Two-sample t-test: Compares means across two independent groups. Use this when you have data from separate samples—such as comparing weight loss between a treatment group and a control group. You can choose between a standard approach (assuming equal variances) or Welch's method (unequal variances).
Paired t-test: Compares measurements from the same subjects measured twice, such as before and after an intervention. The test works on the differences between paired observations, eliminating individual variation.
Your choice depends entirely on your study design: one group (one-sample), two independent groups (two-sample), or one group measured twice (paired).
T-Test Formulas
The t-score standardizes the difference between your observed sample statistic and the null hypothesis value, scaled by the standard error. Below are the three main formulas:
One-sample t-score:
t = (x̄ − μ₀) / (s / √n)
Two-sample t-score (equal variances):
t = (x̄₁ − x̄₂ − Δ) / √[s²ₚ(1/n₁ + 1/n₂)]
where s²ₚ = [(n₁−1)s₁² + (n₂−1)s₂²] / (n₁ + n₂ − 2)
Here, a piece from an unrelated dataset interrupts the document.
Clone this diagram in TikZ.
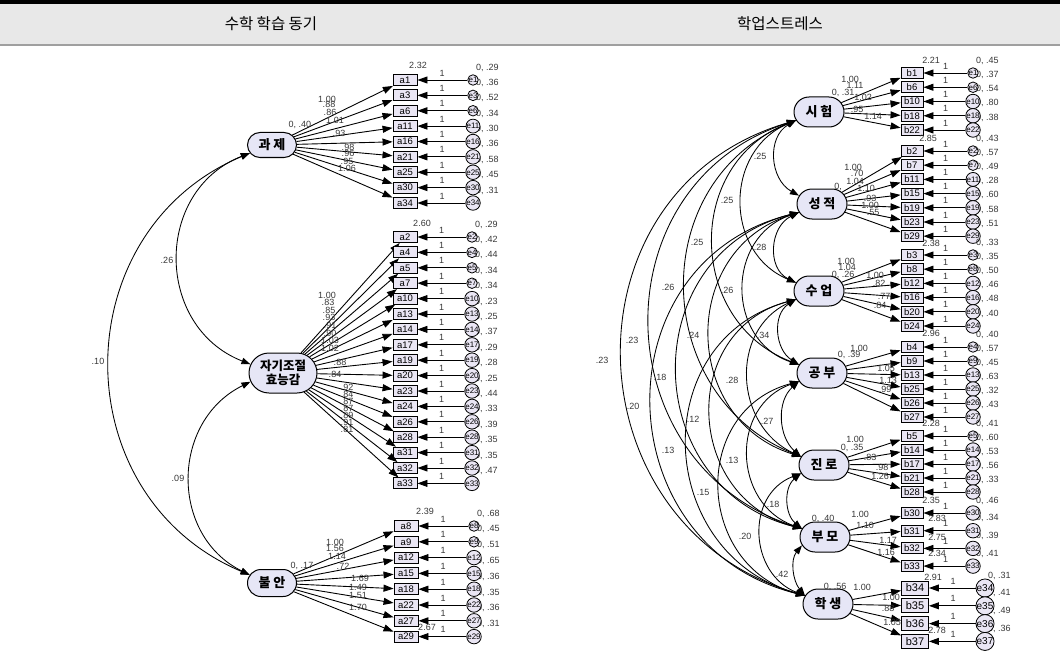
\documentclass[tikz,border=0pt]{standalone}
\usepackage{fontspec}
\setmainfont{Liberation Sans}
\newfontfamily\kr{Noto Sans CJK KR}
\usetikzlibrary{arrows.meta,shapes.misc,calc}
\definecolor{latfill}{RGB}{230,230,246}
\definecolor{obsfill}{RGB}{234,230,244}
\definecolor{headgray}{RGB}{232,232,232}
\definecolor{numcol}{RGB}{55,55,55}

% #1 latent, #2 prefix, #3 box x, #4 err x, #5 y0, #6 dy, #7 list num/var, #8 style suffix
\newcommand\itemgroup[8]{%
  \foreach \n/\v [count=\k from 0] in {#7}{%
    \pgfmathsetmacro\ry{#5+#6*\k}%
    \node[num] at ({(#3+#4)/2+3},\ry-7) {1};
    \node[num,anchor=west] at (#4+3,\ry-12.5) {0, \v};
  }%
  \foreach \n/\v [count=\k from 0] in {#7}{%
    \pgfmathsetmacro\ry{#5+#6*\k}%
    \node[obs#8] (#2\n) at (#3,\ry) {#2\n};
    \node[err#8] (e#2\n) at (#4,\ry) {e\n};
    \draw[load] (#1) -- (#2\n);
    \draw[load] (e#2\n) -- (#2\n);
  }%
}
% covariance arc bulging left: #1 start (upper), #2 end (lower), #3 bulge
\newcommand\covarc[3]{%
  \draw[cov] let \p1=(#1), \p2=(#2),
    \n1={(\y1-\y2)/2}, \n2={#3/\n1}, \n3={4/3*#3},
    \n4={2/3*\n1*(1-\n2*\n2)}, \n5={-(\n4)}, \n6={-(\n3)} in
    (#1) .. controls +(\n6,\n5) and +(\n6,\n4) .. (#2);%
}

\begin{document}
\begin{tikzpicture}[x=1pt,y=-1pt,
  lat/.style={rounded rectangle, draw, fill=latfill, line width=1pt,
    minimum width=51pt, minimum height=25pt, inner sep=1pt, align=center,
    font=\kr\bfseries\fontsize{13}{14}\selectfont},
  latR/.style={lat, minimum width=52pt, minimum height=30pt},
  obs/.style={rectangle, draw, fill=obsfill, line width=0.9pt,
    minimum width=24pt, minimum height=11pt, inner sep=0pt,
    font=\fontsize{9.5}{10}\selectfont},
  obsR/.style={obs, minimum width=22pt},
  obsB/.style={obs, minimum width=27pt, minimum height=14pt, font=\fontsize{11}{12}\selectfont},
  err/.style={circle, draw, fill=obsfill, line width=0.8pt, minimum size=10.5pt,
    inner sep=0pt, font=\fontsize{8}{8}\selectfont},
  errR/.style={err},
  errB/.style={err, minimum size=14pt, font=\fontsize{10}{10}\selectfont},
  num/.style={font=\fontsize{9}{9}\selectfont, text=numcol, inner sep=0pt},
  load/.style={-{Triangle[length=10pt,width=7pt]}, line width=0.9pt},
  cov/.style={{Triangle[length=9pt,width=6.5pt]}-{Triangle[length=9pt,width=6.5pt]}, line width=0.85pt},
  head/.style={font=\kr\fontsize{15.5}{17}\selectfont}
]
\useasboundingbox (0,0) rectangle (1060,658);
% header
\fill[black] (0,0) rectangle (1060,4);
\fill[headgray] (0,4) rectangle (1060,44);
\fill[gray!75] (0,44) rectangle (1060,46);
\node[head] (h1) at (271,24) {수학 학습 동기};
\node[head] (h2) at (780,24) {학업스트레스};

% latent variables
\node[lat] (G) at (272,145) {과 제};
\node[lat, minimum width=70pt, minimum height=40pt, font=\kr\bfseries\fontsize{12.5}{13.5}\selectfont] (S) at (283,373) {자기조절\\효능감};
\node[lat, minimum height=27pt] (B) at (272,583) {불 안};
\node[latR] (R1) at (819,112) {시 험};
\node[latR] (R2) at (822,204) {성 적};
\node[latR] (R3) at (819,291) {수 업};
\node[latR] (R4) at (822,373) {공 부};
\node[latR] (R5) at (824,465) {진 로};
\node[latR] (R6) at (825,537) {부 모};
\node[latR] (R7) at (828,604) {학 생};

% items
\itemgroup{G}{a}{405}{473}{80}{15.375}{1/.29, 3/.36, 6/.52, 11/.34, 16/.30, 21/.36, 25/.58, 30/.45, 34/.31}{}
\itemgroup{S}{a}{405}{472}{237}{15.4}{2/.29, 4/.42, 5/.44, 7/.34, 10/.34, 13/.23, 14/.25, 17/.37, 19/.29, 20/.28, 23/.25, 24/.44, 26/.33, 28/.39, 31/.35, 32/.35, 33/.47}{}
\itemgroup{B}{a}{406}{474}{526}{15.8}{8/.68, 9/.45, 12/.51, 15/.65, 18/.36, 22/.35, 27/.36, 29/.31}{}
\itemgroup{R1}{b}{912}{973}{73}{14.25}{1/.45, 6/.37, 10/.54, 18/.80, 22/.38}{R}
\itemgroup{R2}{b}{912}{973}{151}{14.2}{2/.43, 7/.57, 11/.49, 15/.28, 19/.60, 23/.58, 29/.51}{R}
\itemgroup{R3}{b}{912}{973}{255}{14.2}{3/.33, 8/.35, 12/.50, 16/.46, 20/.48, 24/.40}{R}
\itemgroup{R4}{b}{912}{973}{347}{14}{4/.40, 9/.57, 13/.45, 25/.63, 26/.32, 27/.43}{R}
\itemgroup{R5}{b}{912}{973}{436}{14}{5/.41, 14/.60, 17/.53, 21/.56, 28/.33}{R}
\itemgroup{R6}{b}{912}{973}{513}{17.7}{30/.46, 31/.34, 32/.39, 33/.41}{R}
\itemgroup{R7}{b}{915}{985}{588}{17.8}{34/.31, 35/.41, 36/.49, 37/.36}{B}

% covariances
\covarc{G.200}{S.165}{72pt}
\covarc{G.200}{B.160}{140pt}
\covarc{S.195}{B.160}{60pt}
\foreach \i/\j/\s in {1/2/22, 1/3/54, 1/4/84, 1/5/113, 1/6/149, 1/7/178,
  2/3/22, 2/4/55, 2/5/90, 2/6/123, 2/7/150,
  3/4/18, 3/5/50, 3/6/88, 3/7/113,
  4/5/17, 4/6/52, 4/7/82,
  5/6/13, 5/7/42, 6/7/9}{\covarc{R\i.200}{R\j.160}{\s pt}}

% labels
\foreach \px/\py/\t in {
  167/260/.26, 98/361/.10, 178/478/.09,
  760/156/.25, 727/200/.25, 697/242/.25, 668/287/.26, 632/340/.23, 602/360/.23,
  760/247/.28, 727/290/.26, 693/335/.24, 660/377/.18, 633/406/.20,
  763/335/.34, 732/380/.28, 693/419/.12, 668/450/.13,
  767/421/.27, 732/460/.13, 703/492/.15,
  773/504/.18, 745/536/.20, 782/574/.42,
  418/65/2.32, 422/223/2.60, 425/511/2.39, 427/627/2.67,
  931/60/2.21, 928/138/2.85, 931/243/2.38, 931/333/2.96, 931/423/2.28,
  931/500/2.35, 937/518/2.83, 937/537/2.75, 937/553/2.34, 933/577/2.91, 937/630/2.78,
  327/99/1.00, 329/104/.88, 330/112/.86, 335/120/1.01, 339/133/.93,
  348/147/.98, 348/153/.96, 347/161/.95, 347/168/1.06, 300/125/{0, .40},
  327/295/1.00, 328/302/.83, 329/310/.85, 329/317/.93, 330/325/.91, 330/333/.90,
  330/340/1.03, 330/348/1.02, 340/362/.88, 335/374/.84, 347/387/.92, 347/394/.84,
  347/401/.87, 347/408/.87, 347/415/.89, 347/422/.91, 347/429/.81,
  335/542/1.00, 335/548/1.56, 337/556/1.14, 343/566/.72, 302/566/{0, .17},
  360/578/1.69, 358/587/1.49, 358/595/1.51, 358/607/1.70,
  850/79/1.00, 855/85/1.11, 863/97/1.02, 857/109/.95, 873/116/1.14, 843/93/{0, .31},
  853/167/1.00, 857/173/.70, 855/181/1.04, 866/188/1.10, 870/198/.93, 870/205/1.00, 873/212/.55, 838/187/{0,},
  846/261/1.00, 847/267/1.04, 843/275/{0, .26}, 875/275/1.00, 879/283/.82, 884/296/.77, 880/305/.84,
  859/348/1.00, 849/355/{0, .39}, 886/368/1.05, 888/380/1.13, 885/389/.99,
  855/439/1.00, 852/448/{0, .35}, 870/457/.83, 882/467/.98, 880/476/1.26,
  860/514/1.00, 823/519/{0, .40}, 865/525/1.10, 888/540/1.17, 886/552/1.16,
  835/587/{0, .56}, 862/587/1.00, 891/597/1.00, 888/608/.88, 892/622/1.05}
  {\node[num] at (\px,\py) {\t};}
\end{tikzpicture}
\end{document}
Welch's t-score (unequal variances):
t = (x̄₁ − x̄₂ − Δ) / √(s₁²/n₁ + s₂²/n₂)
Paired t-score:
t = (d̄ − Δ) / (sₐ / √n)
x̄, x̄₁, x̄₂— Sample mean(s)μ₀, Δ— Hypothesized population mean or mean difference under the null hypothesiss, s₁, s₂, sₐ— Sample standard deviation(s)n, n₁, n₂— Sample size(s)s²ₚ— Pooled variance for equal-variance assumptiond̄— Mean of the paired differences
P-Values and Critical Regions
After computing your t-score, you obtain a p-value: the probability of observing a test statistic as extreme or more extreme than your result, assuming the null hypothesis is true. A p-value below your chosen significance level (α, typically 0.05) leads to rejection of the null hypothesis.
Alternatively, the critical-region approach defines rejection boundaries based on α and degrees of freedom. Your t-score falls either inside the critical region (reject the null) or outside (fail to reject).
One-tailed vs. two-tailed: Use two-tailed when testing whether means differ in either direction. Use one-tailed (left or right) when your hypothesis specifies a direction—for example, testing whether a new process is faster than the old one, not just different.
Degrees of freedom (df) affect the t-distribution shape: df = n − 1 for one-sample tests, df = n₁ + n₂ − 2 for two-sample (equal variance), and Welch's method uses a more complex formula accounting for unequal variances.
Common Pitfalls and Practical Advice
Avoid these mistakes when interpreting t-test results:
- Confusing Statistical and Practical Significance — A tiny p-value does not guarantee a meaningful real-world difference. With large samples, even trivial effects become statistically significant. Always examine the actual difference in means and confidence intervals, not just p-values.
- Violating Normality Without Justification — The t-test assumes approximate normality, particularly critical with small samples (n < 15). With large samples, minor deviations are tolerable due to the central limit theorem. Always check a histogram or Q-Q plot; if data are severely skewed or contain outliers, consider a non-parametric alternative like the Mann–Whitney U test.
- Forgetting to Check Variance Homogeneity — For two-sample tests, verify that group variances are similar before using the standard (equal-variance) formula. Levene's test or visual inspection of standard deviations can guide your choice. If variances differ substantially, use Welch's t-test instead.
- Performing Multiple Tests Without Correction — Running many t-tests on the same dataset inflates the false positive rate. If comparing three or more groups, use ANOVA. If conducting multiple pairwise comparisons, apply a correction (e.g., Bonferroni) or pre-specify your comparisons.